C. Donald Johnson, Director of the Dean Rusk Center
B.A., J.D., University of Georgia; LL.M., London School of Economics; certificate in private and public international law from The Hague Academy of International Law. Courses: Law and Policy in International Trade, U.S.-China Trade Issues Under the WTO. Director of Georgia Law's Summer Program in China; former U.S. ambassador; chief textile negotiator and principal adviser to both the president and the U.S. trade representative on all textile and apparel trade matters; U.S. congressman for the 10th district of Georgia; Georgia state senator.

Fazal Khan, Assistant Professor of Law
B.A., University of Chicago; J.D., M.D., University of Illinois. Courses: Health Law, Public Health Law. Author of The Human Factor: Globalizing Ethical Standards in Drug Trials Through Market Exclusion, 57 DePaul L. Rev. 877 (2008).

James F. Ponsoldt, Joseph Henry Lumpkin Professor of Law (retired)
A.B., Cornell University; J.D., Harvard University. Courses: Antitrust, Communications Law, Criminal Procedure, Comparative Antitrust Law Seminar, Business Crime. Visiting lecturer, Université Jean Moulin-Lyon 3.

Lori A. Ringhand, Associate Professor of Law
B.A., University of Wisconsin at Eau Claire; J.D., University of Wisconsin; B.C.L., University of Oxford. Courses: Constitutional Law, Election Law, State and Local Government. Former visiting scholar, Oxford Institute of European and Comparative Law.

Peter B. "Bo" Rutledge, Associate Professor of Law
B.A., Harvard University, M.Litt., University of Aberdeen: J.D., University of Chicago. Courses: Civil Procedure, International Litigation, International Arbitration, International Business Transactions. Member, Institute of Transnational Arbitration Academic Council, American Arbitration Association delegation to the United Nations' Commission on International Trade Law.
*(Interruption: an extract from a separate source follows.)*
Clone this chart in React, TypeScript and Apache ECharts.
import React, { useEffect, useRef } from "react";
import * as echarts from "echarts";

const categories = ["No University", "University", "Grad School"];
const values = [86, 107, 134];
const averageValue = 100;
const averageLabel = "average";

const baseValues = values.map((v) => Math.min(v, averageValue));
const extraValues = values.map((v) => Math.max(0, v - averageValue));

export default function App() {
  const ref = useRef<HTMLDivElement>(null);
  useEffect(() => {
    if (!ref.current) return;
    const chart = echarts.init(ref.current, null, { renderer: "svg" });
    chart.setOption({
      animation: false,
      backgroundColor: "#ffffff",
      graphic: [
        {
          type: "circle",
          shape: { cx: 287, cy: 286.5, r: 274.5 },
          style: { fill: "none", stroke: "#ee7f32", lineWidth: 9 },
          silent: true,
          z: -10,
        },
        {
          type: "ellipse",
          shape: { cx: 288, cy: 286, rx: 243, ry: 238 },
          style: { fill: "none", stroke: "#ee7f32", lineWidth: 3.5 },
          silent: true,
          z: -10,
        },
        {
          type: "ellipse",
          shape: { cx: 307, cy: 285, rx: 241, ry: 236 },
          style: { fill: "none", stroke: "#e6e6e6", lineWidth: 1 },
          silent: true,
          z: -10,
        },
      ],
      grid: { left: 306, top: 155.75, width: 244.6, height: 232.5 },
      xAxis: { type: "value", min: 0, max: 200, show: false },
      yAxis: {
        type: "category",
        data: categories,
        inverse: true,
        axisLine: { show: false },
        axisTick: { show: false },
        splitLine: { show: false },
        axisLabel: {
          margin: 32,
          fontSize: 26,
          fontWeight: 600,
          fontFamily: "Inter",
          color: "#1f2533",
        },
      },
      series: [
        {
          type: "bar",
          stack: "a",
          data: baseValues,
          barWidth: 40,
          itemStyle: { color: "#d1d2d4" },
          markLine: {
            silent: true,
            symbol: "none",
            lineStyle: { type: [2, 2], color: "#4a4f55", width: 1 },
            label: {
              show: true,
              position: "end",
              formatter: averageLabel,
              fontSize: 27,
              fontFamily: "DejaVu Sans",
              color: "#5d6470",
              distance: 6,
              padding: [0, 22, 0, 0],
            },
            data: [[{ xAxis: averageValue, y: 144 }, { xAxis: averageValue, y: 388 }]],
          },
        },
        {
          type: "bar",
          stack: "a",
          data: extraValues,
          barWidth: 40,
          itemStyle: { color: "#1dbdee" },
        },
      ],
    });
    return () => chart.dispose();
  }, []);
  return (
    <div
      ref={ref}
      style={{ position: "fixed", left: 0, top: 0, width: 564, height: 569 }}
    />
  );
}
David E. Shipley, Thomas R.R. Cobb Professor of Law
B.A., Oberlin College; J.D., University of Chicago. Courses: Copyright, Administrative Law, Civil Procedure, Remedies, International Intellectual Property, Comparative Administrative Law. Director of Georgia Law's Oxford program and 2007 professor in residence; former dean of the law schools at UGA, the University of Kentucky and the University of Mississippi.

Alan Watson, Distinguished Research Professor & Ernest P. Rogers Chair of Law
M.A., LL.B., University of Glasgow; B.A. (by decree), M.A., D.Phil., D.C.L., Oxford University; LL.D., University of Edinburgh; six honorary doctorates. Courses: Comparative Law, Jurisprudence, Law in the Gospels, Western Legal Tradition. Regarded as one of the world's foremost authorities on Roman law, comparative law, legal history, and law and religion; attended several sessions regarding the development of a common law for the European Union; served as a member of the two-person U.S. team helping to revise the draft civil code for the new Republic of Armenia at the request of the U.S. Agency for International Development; co-editor-in-chief, Annals of the Faculty of Law in Belgrade (international edition); editorial board member, Juridical Review, Journal of Legal History, Journal of Comparative Law, Belgrade Law Journal, IURA, European Lawyer Journal, American Journal of Legal History.

Michael L. Wells, Marion and W. Colquitt Carter Chair in Tort and Insurance Law
B.A., J.D., University of Virginia. Courses: Torts, Federal Courts, Constitutional Law, Insurance, Constitutional Litigation. Visiting scholar, University of Aix-Marseille; visiting professor, Université Jean Moulin-Lyon 3; professor, Duke-Geneva Institute in Transactional Law.

Donald E. Wilkes Jr., Professor of Law
B.A., J.D., University of Florida. Courses: Criminal Procedure, English Legal History, Postconviction Relief, Habeas Corpus, Criminal Procedure Seminar. Authority on the writ of habeas corpus and the Dreyfus Affair.

Gabriel M. Wilner, Associate Dean of International and Graduate Legal Studies, Executive Director of the Dean Rusk Center & Charles H. Kirbo Chair in International Law
A.B., College of William and Mary; D.P.A., University of Exeter; LL.B., LL.M., Columbia University; Graduate Legal Study, Université Libre de Bruxelles. Courses: International Law, International Legal Transactions, Law of Transnational Investment, European Union Law, International Commercial Arbitration. Fulbright Scholar; director of Georgia Law's LL.M. program; director of the Brussels Seminar on the Law and Institutions of the European Union; former legal officer, U.N. Office of Legal Affairs; legal consultant to UNCITRAL and other U.N. bodies and to African and Asian regional institutions; a drafter of the 1988 Georgia Arbitration Code; arbitrator in transnational disputes; former legal officer in the technology transfer division of the U.N. Conference on Trade and Development; former director of studies at The Hague Academy of International Law; visiting professor, Université Jean Moulin-Lyon 3, Université Paris II (Panthéon-Assas); adjunct professor, Vrije Universiteit Brussel, Université Libre de Bruxelles; former editor-in-chief, Columbia Journal of Transnational Law.